Tutti sono convinti che un accordo alla fine si troverà, ma dopo quindici giorni di serrata l'intesa rischia di arrivare con la situazione ormai compromessa. I mercati, che nelle prime giornate di stallo politico avevano risposto con ottimismo, hanno virato in negativo e già oggi potrebbero registrarsi forti turbolenze: il default spianerebbe la strada a una nuova e terribile crisi economica.

Sulle trattative si allunga l'ombra delle agenzie di rating. Reid, terrorizzando il Paese, ha dichiarato che gli Stati Uniti potrebbero andare incontro a un taglio del rating. Le sue parole non hanno trovato conferma da parte di Standard & Poor e Moody's.

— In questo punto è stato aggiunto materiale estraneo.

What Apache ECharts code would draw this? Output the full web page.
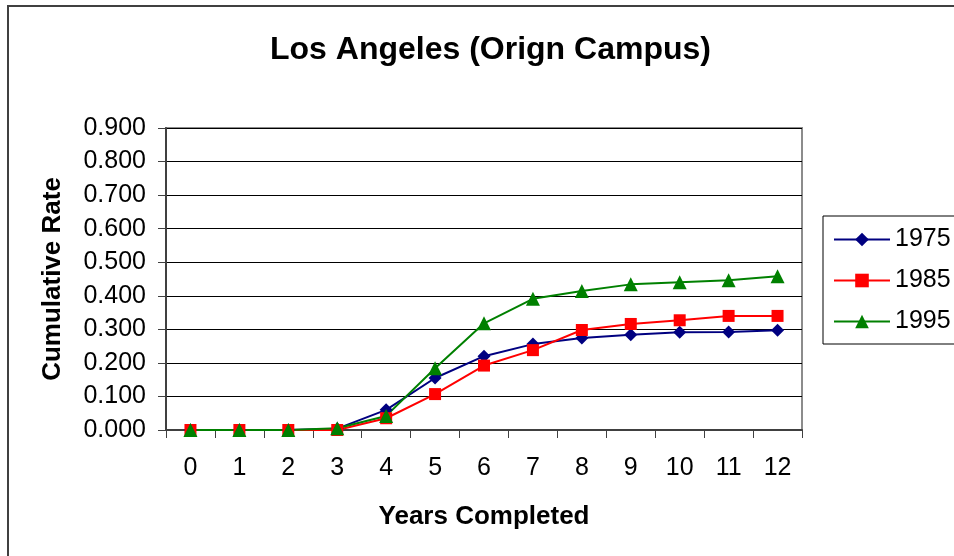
<!DOCTYPE html>
<html>
<head>
<meta charset="utf-8">
<script src="https://cdn.jsdelivr.net/npm/echarts@6/dist/echarts.min.js"></script>
<style>
  html, body { margin: 0; padding: 0; background: #fff; }
  #chart { width: 954px; height: 556px; }
</style>
</head>
<body>
<div id="chart"></div>
<script>
// years completed (x axis)
const years = ['0', '1', '2', '3', '4', '5', '6', '7', '8', '9', '10', '11', '12']

// cumulative rate per cohort
const rate1975 = [0, 0, 0, 0.004, 0.060, 0.155, 0.220, 0.256, 0.274, 0.284, 0.291, 0.292, 0.297]
const rate1985 = [0, 0, 0, 0.000, 0.035, 0.107, 0.192, 0.238, 0.298, 0.316, 0.327, 0.340, 0.340]
const rate1995 = [0, 0, 0, 0.005, 0.042, 0.184, 0.318, 0.391, 0.414, 0.434, 0.440, 0.446, 0.458]

const chart = echarts.init(document.getElementById('chart'))

const font = 'Liberation Sans, Arial, sans-serif'

function lineSeries(name, data, color, symbol, size) {
  return {
    name,
    type: 'line',
    data,
    symbol,
    symbolSize: size,
    showAllSymbol: true,
    lineStyle: { color, width: 2 },
    itemStyle: { color },
    emphasis: { disabled: true }
  }
}

const option = {
  animation: false,
  backgroundColor: '#fff',
  textStyle: { fontFamily: font },
  title: {
    text: 'Los Angeles (Orign Campus)',
    left: 265,
    top: 29,
    textStyle: { fontSize: 32, fontWeight: 'bold', color: '#000', fontFamily: font }
  },
  graphic: [
    {
      type: 'rect',
      shape: { x: 8, y: 6, width: 1000, height: 600 },
      style: { fill: 'none', stroke: '#404040', lineWidth: 2 },
      silent: true
    }
  ],
  legend: {
    orient: 'vertical',
    left: 823,
    top: 216,
    padding: [11, 10, 10, 10],
    itemGap: 16,
    itemWidth: 56,
    itemHeight: 17,
    borderColor: '#000',
    borderWidth: 1,
    textStyle: { fontSize: 25, color: '#000', fontFamily: font },
    data: ['1975', '1985', '1995']
  },
  grid: {
    left: 166,
    right: 152,
    top: 128,
    bottom: 126,
    show: true,
    borderColor: '#8c8c8c',
    borderWidth: 2
  },
  xAxis: {
    type: 'category',
    data: years,
    boundaryGap: true,
    name: 'Years Completed',
    nameLocation: 'middle',
    nameGap: 74,
    nameTextStyle: { fontSize: 26, fontWeight: 'bold', color: '#000' },
    axisLine: { lineStyle: { color: '#404040', width: 2 } },
    axisTick: { show: true, length: 8, lineStyle: { color: '#404040', width: 1 } },
    axisLabel: { fontSize: 25, color: '#000', margin: 26, interval: 0 },
    splitLine: { show: false }
  },
  yAxis: {
    type: 'value',
    min: 0,
    max: 0.9,
    interval: 0.1,
    name: 'Cumulative Rate',
    nameLocation: 'middle',
    nameRotate: 90,
    nameGap: 100,
    nameTextStyle: { fontSize: 26, fontWeight: 'bold', color: '#000' },
    axisLine: { show: true, lineStyle: { color: '#404040', width: 2 } },
    axisTick: { show: true, length: 8, lineStyle: { color: '#404040', width: 1 } },
    axisLabel: {
      fontSize: 25,
      color: '#000',
      margin: 20,
      formatter: v => v.toFixed(3)
    },
    splitLine: { show: true, lineStyle: { color: '#000', width: 1 } }
  },
  series: [
    lineSeries('1975', rate1975, '#000080', 'diamond', 13),
    lineSeries('1985', rate1985, '#ff0000', 'rect', 12),
    lineSeries('1995', rate1995, '#008000', 'triangle', 14)
  ]
}

chart.setOption(option)
</script>
</body>
</html>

Ma Fitch, che conferma la tripla A, mette sotto osservazione «con implicazioni negative», come si legge in una sua nota, le prospettive della principale economia mondiale, perché le autorità Usa «non hanno aumentato in modo tempestivo il tetto del debito». D'altra parte il solo citare le agenzie riapre una vecchia ferita per Obama. Nel 2011, dopo il primo storico e imbarazzante declassamento degli Usa, il presidente si era scagliato contro le agenzie.

Se i repubblicani dovessero cedere sulla spinta delle indiscrezioni di Reid per la Casa Bianca sarà una magra consolazione.